Proposal For Cryptographic Method to Rigorously Verify LLM Prompt Experiments
New protocol uses blockchain-inspired signatures to prevent AI prompt tampering and gaslighting attacks.
Developer weberr13 has proposed a novel cryptographic protocol designed to bring mathematical rigor to LLM prompt engineering experiments. The method, detailed in a March 2026 LessWrong post, addresses a critical vulnerability demonstrated by YouTuber Michael Reeves, who showed how editing past conversation turns could "gaslight" LLMs into logical breakdowns. The system uses EdDSA (Edwards-curve Digital Signature Algorithm) asymmetric key signing to create what weberr13 calls a "cryptographic braid"—a structure that prevents tampering with AI conversation history while maintaining verification efficiency.
The protocol works by independently signing each interaction block (prompt, response, and chain-of-thought if available) and creating a unidirectional acyclic graph where each block references previous signatures. This creates an immutable audit trail that can be verified without per-user storage requirements. The design borrows concepts from blockchain and JWT (JSON Web Token) signing but adds cross-object back-referencing to prevent manipulation. Verification involves walking the entire braid structure, checking signature uniqueness, ensuring only one "genesis" node exists, and confirming the acyclic property of the graph.
If peer-reviewed and adopted, this cryptographic braid method could transform how researchers and companies like OpenAI and Anthropic conduct prompt engineering studies. It provides a mathematically rigorous way to verify that LLM experiments haven't been tampered with, addressing concerns about weak evidence chains in AI research. The protocol also offers protection against "context hacking" where past conversation turns might be edited server-side, potentially enabling more trustworthy AI agent systems and more scientific discussions of model pathologies.

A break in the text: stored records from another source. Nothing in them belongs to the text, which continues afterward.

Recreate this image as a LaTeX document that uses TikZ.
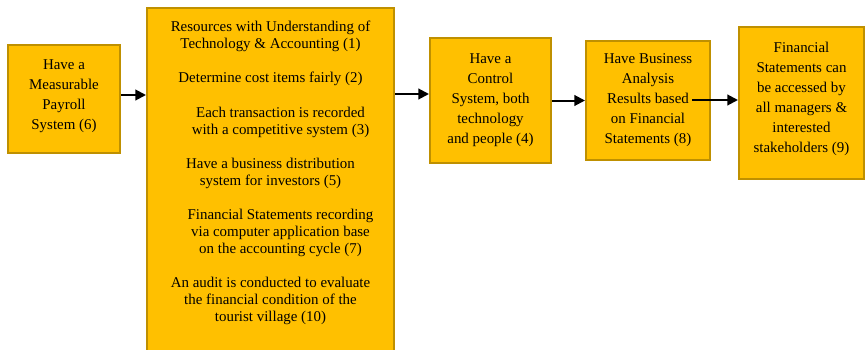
\documentclass[tikz,border=0pt]{standalone}
\usepackage{fontspec}
\setmainfont{Liberation Serif}
\usepackage{tikz}
\usetikzlibrary{shapes.geometric, arrows.meta, positioning}

\definecolor{gold}{HTML}{FFC000}
\definecolor{darkgold}{HTML}{BF9000}

\begin{document}
\begin{tikzpicture}[x=0.75pt, y=-0.75pt]

\tikzstyle{goalbox} = [rectangle, draw=darkgold, line width=1.5pt, fill=gold, align=center, inner sep=2pt, font=\fontsize{11.2}{15}\selectfont]
\tikzstyle{listtext} = [align=center, inner sep=0pt, font=\fontsize{11.2}{12.75}\selectfont]
\tikzstyle{arrow} = [line width=1.5pt, -{Triangle[length=8pt, width=8pt]}]

\clip (0,0) rectangle (865,350);

\node (A) [goalbox, minimum width=84pt, minimum height=81pt] at (64,99) {Have a\\Measurable\\Payroll\\System (6)\\[-9pt]};
\node (B) [goalbox, minimum width=185.25pt, minimum height=261pt] at (270.5,182) {};
\node (Btext) [listtext, anchor=north] at (270.5,21) {Resources with Understanding of\\Technology \& Accounting (1)\\[12.5pt]
Determine cost items fairly (2)\\[13.5pt]
\hspace*{15pt}Each transaction is recorded\\\hspace*{15pt}with a competitive system (3)\\[12.5pt]
Have a business distribution\\system for investors (5)\\[13pt]
\hspace*{15pt}Financial Statements recording\\\hspace*{15pt}via computer application base\\\hspace*{15pt}on the accounting cycle (7)\\[12.5pt]
An audit is conducted to evaluate\\the financial condition of the\\tourist village (10)};
\node (C) [goalbox, minimum width=90.75pt, minimum height=93.75pt] at (490.5,100.5) {Have a\\Control\\System, both\\technology\\and people (4)};
\node (D) [goalbox, minimum width=93pt, minimum height=89.25pt] at (648,100.5) {Have Business\\Analysis\\Results based\\on Financial\\Statements (8)};
\node (E) [goalbox, minimum width=93.75pt, minimum height=114pt] at (801.5,103) {Financial\\Statements can\\be accessed by\\all managers \&\\interested\\stakeholders (9)\\[-6pt]};
\coordinate (DE) at (692,100);

\draw [arrow] (A.east |- 0,95) -- (B.west |- 0,95);
\draw [arrow] (B.east |- 0,94) -- (C.west |- 0,94);
\draw [arrow] (C) -- (D);
\draw [arrow] (DE) -- (E.west |- DE);

\end{tikzpicture}
\end{document}
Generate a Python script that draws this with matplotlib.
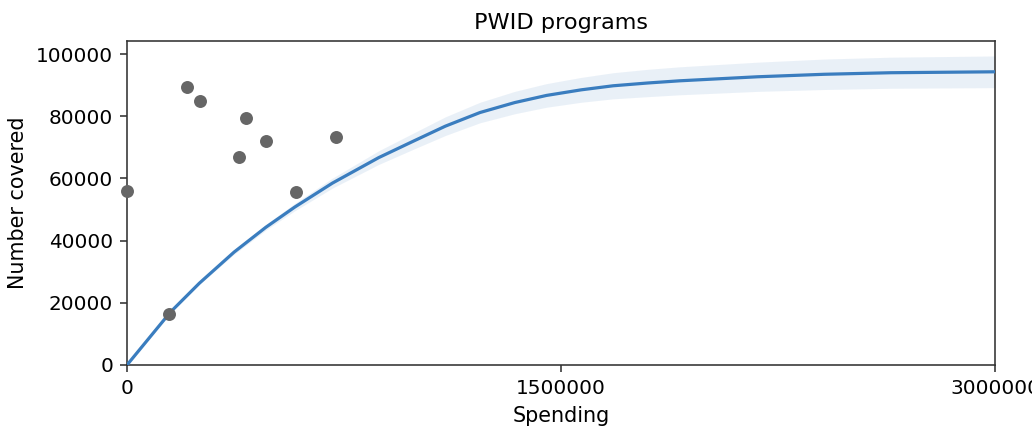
import matplotlib
matplotlib.use("Agg")
import matplotlib.pyplot as plt
import numpy as np

# Observed program data
spend_obs = [0, 146000, 208000, 253000, 387000, 410000, 480000, 583000, 722000]
covered_obs = [56000, 16400, 89300, 84900, 66800, 79500, 72100, 55600, 73200]

# Fitted curve
curve_x = [0, 75000, 150000, 250000, 370000, 480000, 580000, 710000, 870000,
           990000, 1100000, 1220000, 1340000, 1450000, 1570000, 1680000,
           1800000, 1910000, 2180000, 2410000, 2640000, 3000000]
curve_y = [0, 8500, 17000, 26300, 36300, 44300, 50800, 58500, 66700,
           72000, 76800, 81200, 84400, 86700, 88500, 89800,
           90700, 91400, 92700, 93500, 94000, 94300]
band_half = [0, 100, 200, 400, 700, 900, 1200, 1600, 2200,
             2600, 3000, 3300, 3600, 3800, 4000, 4200,
             4400, 4500, 4700, 4900, 5000, 5100]

x_ticks = [0, 1500000, 3000000]
y_ticks = [0, 20000, 40000, 60000, 80000, 100000]

DPI = 144
fig = plt.figure(figsize=(1032 / DPI, 433 / DPI), dpi=DPI)
ax = fig.add_axes([127 / 1032, 1 - 365 / 433, (995 - 127) / 1032, (365 - 40.7) / 433])

cy = np.array(curve_y)
bh = np.array(band_half)
ax.fill_between(curve_x, cy - bh, cy + bh, color='#3b7dbf', alpha=0.11, linewidth=0)
ax.plot(curve_x, curve_y, color='#3a7dbf', lw=1.6, zorder=3)
ax.scatter(spend_obs, covered_obs, s=42, color='#666666', zorder=4, linewidths=0,
           clip_on=False)

ax.set_xlim(0, 3000000)
ax.set_ylim(0, 104300)
ax.set_xticks(x_ticks)
ax.set_xticklabels([str(v) for v in x_ticks])
ax.set_yticks(y_ticks)
ax.set_yticklabels([str(v) for v in y_ticks])
ax.tick_params(labelsize=10, color='#333333')
for s in ax.spines.values():
    s.set_color('#333333')
    s.set_linewidth(0.8)

ax.set_xlabel('Spending', fontsize=10.3)
ax.set_ylabel('Number covered', fontsize=10.3)
ax.set_title('PWID programs', fontsize=11.2)

fig.savefig('out.png', dpi=DPI)
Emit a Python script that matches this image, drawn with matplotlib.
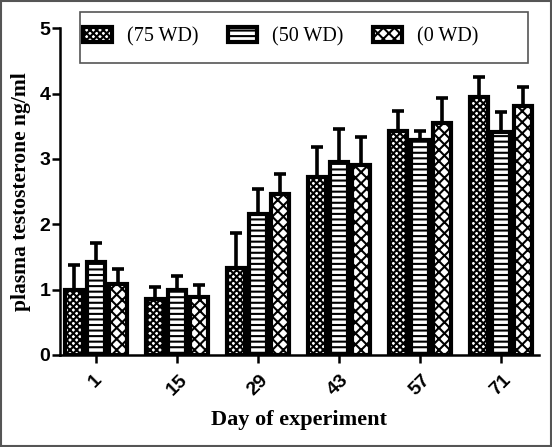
import numpy as np
import matplotlib
matplotlib.use("Agg")
import matplotlib.pyplot as plt
from matplotlib.patches import Rectangle

days = ["1", "15", "29", "43", "57", "71"]
groups = ["(75 WD)", "(50 WD)", "(0 WD)"]
wd75 = [1.00, 0.86, 1.33, 2.72, 3.43, 3.95]
wd75_err = [0.38, 0.18, 0.54, 0.46, 0.30, 0.30]
wd50 = [1.42, 1.00, 2.16, 2.95, 3.29, 3.41]
wd50_err = [0.29, 0.21, 0.38, 0.51, 0.14, 0.31]
wd0 = [1.09, 0.89, 2.46, 2.90, 3.55, 3.81]
wd0_err = [0.23, 0.18, 0.31, 0.43, 0.38, 0.29]

plt.rcParams['hatch.linewidth'] = 1.5

fig = plt.figure(figsize=(5.52, 4.47), dpi=100)
ax = fig.add_axes([0.109, 0.206, 0.867, 0.731])

x = np.arange(len(days))
w = 0.27
hatches = ['xxxxx', '---', 'xxx']
series = [(wd75, wd75_err), (wd50, wd50_err), (wd0, wd0_err)]
for i, (vals, errs) in enumerate(series):
    pos = x + (i - 1) * w
    ax.bar(pos, vals, width=w * 0.82, color='white', edgecolor='black',
           linewidth=3, hatch=hatches[i], zorder=2)
    ax.errorbar(pos, vals, yerr=[np.zeros(len(errs)), errs], fmt='none',
                ecolor='black', elinewidth=2.6, capsize=4, capthick=2.6, zorder=1)

ax.set_xlim(-0.44, 5.47)
ax.set_ylim(0, 5)
ax.set_yticks([0, 1, 2, 3, 4, 5])
ax.set_xticks(x)
ax.set_xticklabels(days, rotation=45, ha='center', va='top')
for lab in ax.get_xticklabels() + ax.get_yticklabels():
    lab.set_fontfamily('Liberation Sans')
    lab.set_fontweight('bold')
    lab.set_fontsize(14)
for s in ['top', 'right']:
    ax.spines[s].set_visible(False)
for s in ['left', 'bottom']:
    ax.spines[s].set_linewidth(1.8)
ax.tick_params(width=1.8, length=6, pad=1)
ax.tick_params(axis='x', pad=6)

ax.set_xlabel('Day of experiment', family='Liberation Serif', weight='bold', fontsize=16, labelpad=8)
ax.set_ylabel('plasma testosterone ng/ml', family='Liberation Serif', weight='bold', fontsize=15.5, labelpad=6)

# legend box drawn separately, entries sit inside it
fig.patches.append(Rectangle((80 / 552, 1 - 63 / 447), 448 / 552, 51 / 447, transform=fig.transFigure,
                             facecolor='white', edgecolor='#555555', linewidth=1.2, zorder=5))
handles = [Rectangle((0, 0), 1, 1, facecolor='white', edgecolor='black', linewidth=3, hatch=h)
           for h in hatches]
leg = fig.legend(handles, groups, loc='center left', bbox_to_anchor=(83 / 552, 1 - 37 / 447),
                 ncol=3, frameon=False, handlelength=1.45, handleheight=0.75, handletextpad=0.75,
                 borderpad=0, borderaxespad=0, columnspacing=1.45,
                 prop={'family': 'Liberation Serif', 'size': 14.5})
leg.set_zorder(6)

fig.patches.append(Rectangle((0.002, 0.002), 0.996, 0.996, transform=fig.transFigure,
                             fill=False, edgecolor='#555555', linewidth=1.5))

fig.savefig('out.png', dpi=100)
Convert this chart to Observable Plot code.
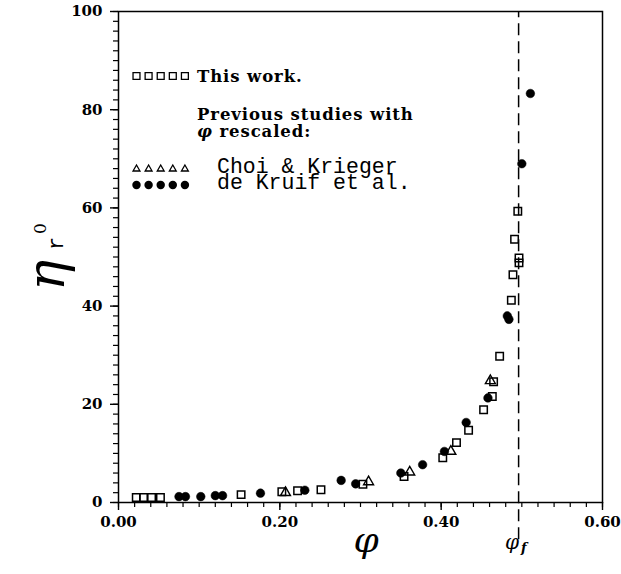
<!DOCTYPE html>
<html><head><meta charset="utf-8">
<script src="https://cdn.jsdelivr.net/npm/d3@7"></script>
<script src="https://cdn.jsdelivr.net/npm/@observablehq/plot@0.6"></script>
<style>body{margin:0;background:#fff} #chart{width:621px;height:574px}</style>
</head><body><div id="chart"></div>
<script>
// This work (open squares)
const thisWorkPhi = [0.022,0.031,0.041,0.052,0.152,0.2025,0.222,0.251,0.303,0.354,0.402,0.419,0.434,0.4526,0.4634,0.465,0.4725,0.487,0.489,0.4965,0.4965,0.491,0.495];
const thisWorkEta = [1.0,1.0,1.0,1.0,1.6,2.2,2.4,2.6,3.7,5.3,9.1,12.2,14.7,18.9,21.6,24.6,29.8,41.2,46.4,49.8,48.8,53.6,59.3];
// Choi & Krieger (open triangles)
const choiPhi = [0.207,0.310,0.361,0.412,0.461];
const choiEta = [2.0,4.2,6.2,10.4,24.8];
// de Kruif et al. (filled circles)
const kruifPhi = [0.075,0.083,0.102,0.120,0.129,0.176,0.231,0.276,0.294,0.350,0.377,0.404,0.431,0.458,0.482,0.484,0.500,0.5106];
const kruifEta = [1.2,1.2,1.2,1.4,1.4,1.9,2.5,4.5,3.8,6.0,7.7,10.4,16.3,21.3,38.0,37.3,69.0,83.3];
const phiF = 0.496;
const xTicks = [0, 0.2, 0.4, 0.6];
const yTicks = [0, 20, 40, 60, 80, 100];
const xMinor = d3.range(0, 31).map(i => i * 0.02);
const yMinor = d3.range(0, 51).map(i => i * 2);

const sq = thisWorkPhi.map((p, i) => ({phi: p, eta: thisWorkEta[i]}));
const tri = choiPhi.map((p, i) => ({phi: p, eta: choiEta[i]}));
const circ = kruifPhi.map((p, i) => ({phi: p, eta: kruifEta[i]}));

const serif = "DejaVu Serif";
const plot = Plot.plot({
  width: 621, height: 574,
  marginLeft: 118, marginRight: 19, marginTop: 11, marginBottom: 72,
  x: {domain: [0, 0.6], axis: null, label: null},
  y: {domain: [0, 100], axis: null, label: null},
  style: {fontFamily: serif, background: "white", color: "black"},
  marks: [
    Plot.frame({stroke: "black", strokeWidth: 1.5}),
    Plot.axisX({anchor: "bottom", ticks: xMinor, tickSize: 5, tickFormat: () => "", label: null, strokeWidth: 1.2}),
    Plot.axisX({anchor: "bottom", ticks: xTicks, tickSize: 8, tickPadding: 6, strokeWidth: 1.4, label: null,
      tickFormat: d3.format(".2f"), fontSize: 15, fontWeight: "bold", fontFamily: serif}),
    Plot.axisY({anchor: "left", ticks: yMinor, tickSize: 5, tickFormat: () => "", label: null, strokeWidth: 1.2}),
    Plot.axisY({anchor: "left", ticks: yTicks, tickSize: 8, tickPadding: 8, strokeWidth: 1.4, label: null,
      tickFormat: d3.format("d"), fontSize: 15, fontWeight: "bold", fontFamily: serif}),
    Plot.ruleX([phiF], {y1: -7.6, y2: 100, stroke: "black", strokeWidth: 1.5, strokeDasharray: "12,6"}),
    Plot.dot(circ, {x: "phi", y: "eta", symbol: "circle", r: 4.3, fill: "black", stroke: "black", strokeWidth: 0.5}),
    Plot.dot(sq, {x: "phi", y: "eta", symbol: "square", r: 4.2, fill: "none", stroke: "black", strokeWidth: 1.5}),
    Plot.dot(tri, {x: "phi", y: "eta", symbol: "triangle", r: 3.7, fill: "none", stroke: "black", strokeWidth: 1.4})
  ]
});
document.getElementById("chart").appendChild(plot);

// Overlay: axis titles and legend
const svg = d3.select(plot);
const g = svg.append("g").attr("text-anchor", "start");

// y-axis title  eta_r^0 (rotated)
const yt = g.append("g").attr("transform", "translate(64,291) rotate(-90)");
yt.append("text").attr("x", 0).attr("y", 0).attr("font-family", serif).attr("font-style", "italic")
  .attr("font-size", 52).text("η");
yt.append("text").attr("x", 41).attr("y", -1).attr("font-family", "Liberation Mono").attr("font-size", 22).text("r");
yt.append("text").attr("x", 57).attr("y", -18).attr("font-family", serif).attr("font-size", 17).text("0");

// x-axis title phi
g.append("text").attr("x", 366).attr("y", 552).attr("text-anchor", "middle").attr("font-family", serif)
  .attr("font-style", "italic").attr("font-size", 36).text("φ");
// phi_f label
g.append("text").attr("x", 505).attr("y", 549).attr("font-family", serif).attr("font-style", "italic")
  .attr("font-size", 20).text("φ");
g.append("text").attr("x", 521).attr("y", 552).attr("font-family", serif).attr("font-style", "italic")
  .attr("font-size", 13).attr("font-weight", "bold").text("f");

// Legend
const legX = d3.range(5).map(i => 136.5 + i * 12.1);
const sqSym = d3.symbol(d3.symbolSquare, 48)();
const triSym = d3.symbol(d3.symbolTriangle2 || d3.symbolTriangle, 34)();
const cirSym = d3.symbol(d3.symbolCircle, 56)();
legX.forEach(x => {
  g.append("path").attr("d", sqSym).attr("transform", `translate(${x},76)`).attr("fill", "none").attr("stroke", "black").attr("stroke-width", 1.3);
  g.append("path").attr("d", triSym).attr("transform", `translate(${x},169)`).attr("fill", "none").attr("stroke", "black").attr("stroke-width", 1.3);
  g.append("path").attr("d", cirSym).attr("transform", `translate(${x},185)`).attr("fill", "black");
});
const bold = (t, x, y) => g.append("text").attr("x", x).attr("y", y).attr("font-family", serif)
  .attr("font-weight", "bold").attr("font-size", 16.5).attr("letter-spacing", 0.9).text(t);
bold("This work.", 197, 82);
bold("Previous studies with", 197, 120);
const r2 = g.append("text").attr("x", 197).attr("y", 137).attr("font-family", serif).attr("font-weight", "bold")
  .attr("font-size", 16.5).attr("letter-spacing", 0.9);
r2.append("tspan").attr("font-style", "italic").text("φ");
r2.append("tspan").text(" rescaled:");
const mono = (t, x, y) => g.append("text").attr("x", x).attr("y", y).attr("font-family", "Liberation Mono")
  .attr("font-size", 21.5).text(t);
mono("Choi & Krieger", 217, 173);
mono("de Kruif et al.", 217, 189);
</script>
</body></html>
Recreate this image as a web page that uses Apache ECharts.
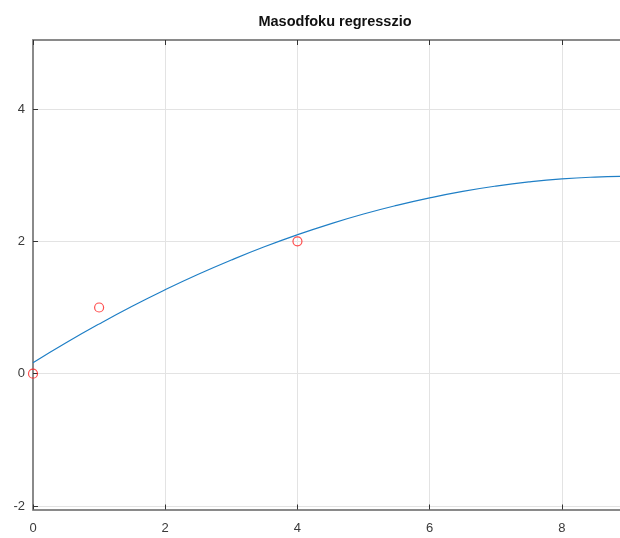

- Uses EdDSA asymmetric key signing to create immutable audit trails for LLM conversations
- Prevents "gaslighting" attacks where malicious actors edit past conversation turns to manipulate AI behavior
- Enables stateless verification without requiring per-user storage through cryptographic braid structure
Why It Matters
Provides mathematical rigor for AI prompt engineering research and protects against manipulation of LLM conversation history.